Frama-C-discuss mailing list archives

This page gathers the archives of the old Frama-C-discuss archives, that was hosted by Inria's gforge before its demise at the end of 2020. To search for mails newer than September 2020, please visit the page of the new mailing list on Renater.


[Date Prev][Date Next][Thread Prev][Thread Next][Date Index][Thread Index]

[Frama-c-discuss] Frama-C: Detecting unreachable code?



Hi,

On Mon, Jan 27, 2014 at 9:29 AM, David MENTRE <dmentre at linux-france.org> wrote:
> Hello Dharmalingam,
>
> Le 25/01/2014 21:17, Dharmalingam Ganesan a ?crit :
>
>> For this below function, the value plugin says the
>>
>> [value] Values at end of function myFun:
>>            i ? [--..--]
>>
>>
>> In my understanding [--, --] refers to all possible integers. But, the
>> value of i for this function can never be below zero.

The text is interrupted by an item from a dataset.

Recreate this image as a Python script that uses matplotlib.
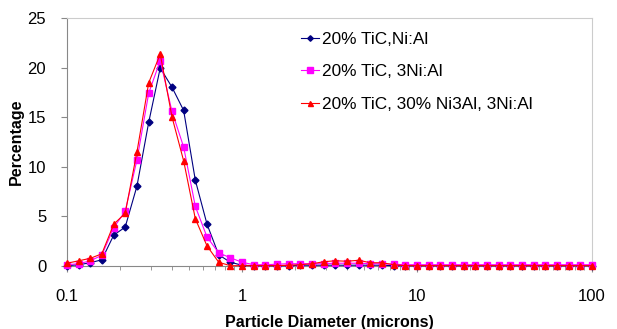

Value's manual is misleading on this point. When querying the value of
a l-value [--..--], means all possible integers *that fit within the
type*. Here, on your 32 bits unsigned value, this amounts to
[0..4294967295]. This is not a display artefact: for various (good)
reasons, [--..--] is exactly what Value stores internally.

> In fact, Value analysis knows about this fact, see below
> "Frama_C_show_each_i([0..4294967295])".

Exactly. When you call a primitive such as Frama_C_show_each, [--..--]
is converted to the actual range. Another option is to use the
"Evaluate term" contextual menu, in order to evaluate 'i+0'.

> Maybe Value prints "[--..--]" because the whole range of variable "i" is
> seen?

Yes.

> In below int.c program (with an "int" instead of "unsigned int"), the Value
> analysis computes the correct range for i:
>
> ---------------
> #include <limits.h>
>
> int i = 0;
>
> void myFun()
> {
>    if (i == INT_MAX) {
>      i = 0;
>    }
>    i++;
>    Frama_C_show_each_i(i);
> }
>
> void main(void)
> {
>   while (Frama_C_nondet(0,1)) {
>     myFun();
>   }
> }
> ----------------
>
> $ frama-c -val `frama-c -print-share-path`/builtin.c -slevel 10 int.c
> [...]
>
> [value] ====== VALUES COMPUTED ======
> [value] Values at end of function Frama_C_nondet:
>   Frama_C_entropy_source ? [--..--]
>
> [value] Values at end of function myFun:
>   i ? [1..2147483647]
> [value] Values at end of function main:
>   Frama_C_entropy_source ? [--..--]
>   i ? [0..2147483647]

Indeed. As [0..2147483647] does not cover the entire range for i (the
negative values are missing), we do not display [--..--].

To complicate matters further, notice that your guard
>    if (i == INT_MAX) {
>      i = 0;
>    }
is not needed to obtain those results. Since signed integer overflow
is an undefined behavior, the alarm emitted by Value on the line i++
is sufficient to guarantee that i will never become negative. Without
the 'if', the exact same values are inferred for i.